CHALLENGE –
Print exactly the lines below between the line containing "Write a Python" and the line containing "from matplotlib.patches import", counting both of those lines. Leave pictures out.

SOURCE RECORDS –
+ + + + +
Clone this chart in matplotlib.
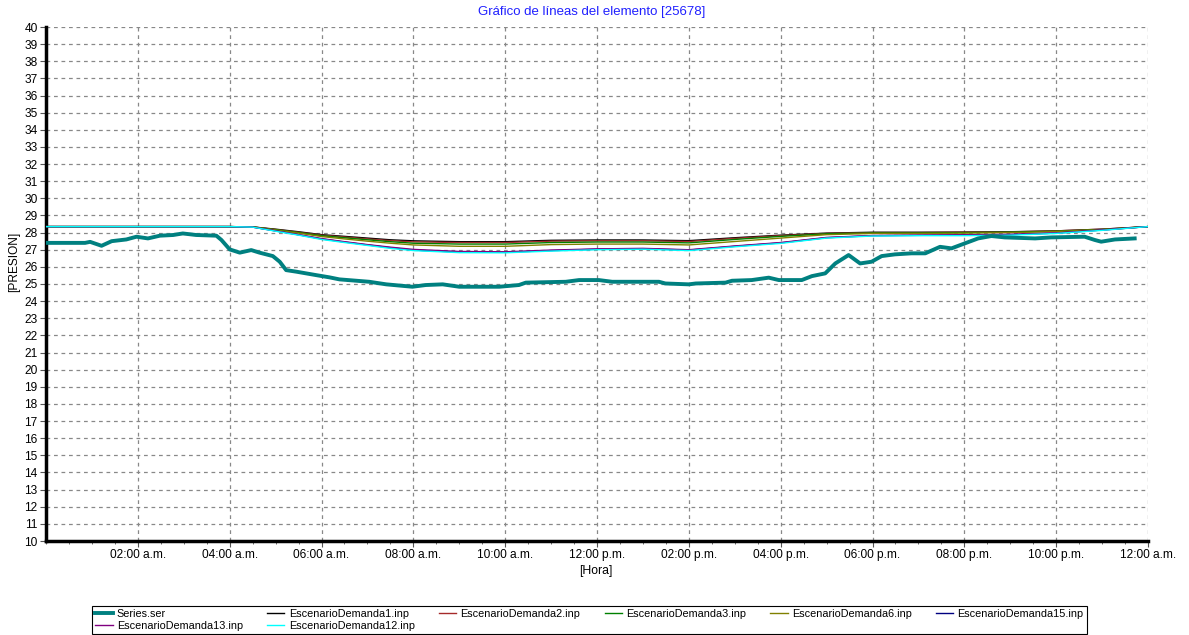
+ + + + +
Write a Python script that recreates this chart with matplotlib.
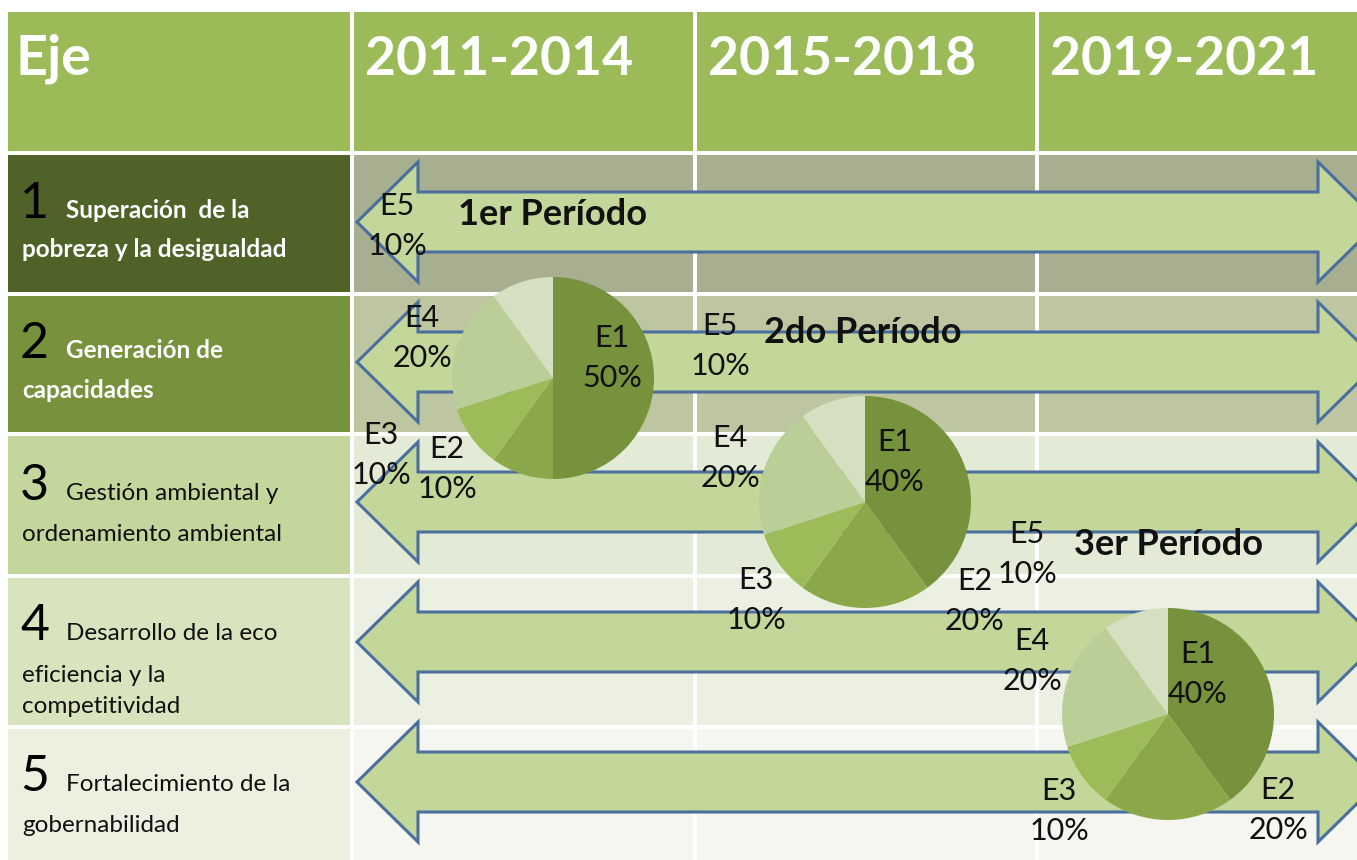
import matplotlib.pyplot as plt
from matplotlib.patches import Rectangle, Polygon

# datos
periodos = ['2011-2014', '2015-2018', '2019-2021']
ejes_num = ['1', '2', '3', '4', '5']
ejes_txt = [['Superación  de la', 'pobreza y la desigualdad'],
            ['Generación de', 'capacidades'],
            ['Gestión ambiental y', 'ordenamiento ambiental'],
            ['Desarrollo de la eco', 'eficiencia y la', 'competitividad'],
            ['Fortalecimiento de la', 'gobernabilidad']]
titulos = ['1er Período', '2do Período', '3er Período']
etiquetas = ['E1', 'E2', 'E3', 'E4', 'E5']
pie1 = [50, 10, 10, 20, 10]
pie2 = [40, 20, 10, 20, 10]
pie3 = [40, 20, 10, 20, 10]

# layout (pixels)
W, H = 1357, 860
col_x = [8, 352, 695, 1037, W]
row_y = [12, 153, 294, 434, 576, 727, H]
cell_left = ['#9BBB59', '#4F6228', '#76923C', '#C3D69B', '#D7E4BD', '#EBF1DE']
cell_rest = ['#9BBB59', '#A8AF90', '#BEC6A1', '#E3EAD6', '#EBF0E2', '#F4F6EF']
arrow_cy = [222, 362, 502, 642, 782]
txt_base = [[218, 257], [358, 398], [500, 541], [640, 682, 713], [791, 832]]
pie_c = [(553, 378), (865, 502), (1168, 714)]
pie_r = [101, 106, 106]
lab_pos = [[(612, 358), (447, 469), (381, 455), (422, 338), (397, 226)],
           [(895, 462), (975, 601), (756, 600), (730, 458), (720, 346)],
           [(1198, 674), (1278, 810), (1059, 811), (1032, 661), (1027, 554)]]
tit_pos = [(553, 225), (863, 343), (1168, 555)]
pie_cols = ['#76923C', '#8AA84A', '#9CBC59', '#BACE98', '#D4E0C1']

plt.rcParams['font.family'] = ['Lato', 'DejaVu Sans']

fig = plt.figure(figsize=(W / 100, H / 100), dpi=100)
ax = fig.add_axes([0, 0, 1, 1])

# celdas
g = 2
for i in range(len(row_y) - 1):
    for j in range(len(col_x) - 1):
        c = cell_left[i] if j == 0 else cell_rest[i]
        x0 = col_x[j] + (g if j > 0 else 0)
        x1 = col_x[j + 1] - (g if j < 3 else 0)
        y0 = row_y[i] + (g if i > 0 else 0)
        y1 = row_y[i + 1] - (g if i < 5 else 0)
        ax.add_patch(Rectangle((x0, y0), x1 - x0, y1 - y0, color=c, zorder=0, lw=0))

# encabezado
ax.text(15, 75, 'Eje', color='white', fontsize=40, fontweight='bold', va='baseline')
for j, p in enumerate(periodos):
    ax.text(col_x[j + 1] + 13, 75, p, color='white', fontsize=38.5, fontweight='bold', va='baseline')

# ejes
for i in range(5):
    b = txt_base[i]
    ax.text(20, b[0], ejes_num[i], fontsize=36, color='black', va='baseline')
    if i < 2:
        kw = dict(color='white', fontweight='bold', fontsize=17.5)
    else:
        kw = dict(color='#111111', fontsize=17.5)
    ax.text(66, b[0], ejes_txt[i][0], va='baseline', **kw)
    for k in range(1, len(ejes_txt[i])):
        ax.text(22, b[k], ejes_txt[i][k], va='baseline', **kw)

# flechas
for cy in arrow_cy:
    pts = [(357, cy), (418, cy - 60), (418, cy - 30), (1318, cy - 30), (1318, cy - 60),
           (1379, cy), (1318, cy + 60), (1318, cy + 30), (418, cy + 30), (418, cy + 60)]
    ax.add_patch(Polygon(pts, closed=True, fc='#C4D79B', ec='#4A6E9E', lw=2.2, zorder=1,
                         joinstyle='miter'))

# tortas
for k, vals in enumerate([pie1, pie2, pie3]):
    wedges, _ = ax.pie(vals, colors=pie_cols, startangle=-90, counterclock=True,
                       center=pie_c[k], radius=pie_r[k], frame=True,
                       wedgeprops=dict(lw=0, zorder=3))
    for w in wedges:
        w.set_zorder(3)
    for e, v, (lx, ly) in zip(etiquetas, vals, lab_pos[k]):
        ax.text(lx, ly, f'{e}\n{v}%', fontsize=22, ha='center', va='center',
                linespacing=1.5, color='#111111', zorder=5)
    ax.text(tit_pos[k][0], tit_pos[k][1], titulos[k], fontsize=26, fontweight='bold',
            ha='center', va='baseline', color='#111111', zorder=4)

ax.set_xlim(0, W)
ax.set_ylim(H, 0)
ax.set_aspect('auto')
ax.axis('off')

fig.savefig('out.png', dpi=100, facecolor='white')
+ + + + +
FINISHED ANSWER –
Write a Python script that recreates this chart with matplotlib.
import matplotlib.pyplot as plt
from matplotlib.patches import Rectangle, Polygon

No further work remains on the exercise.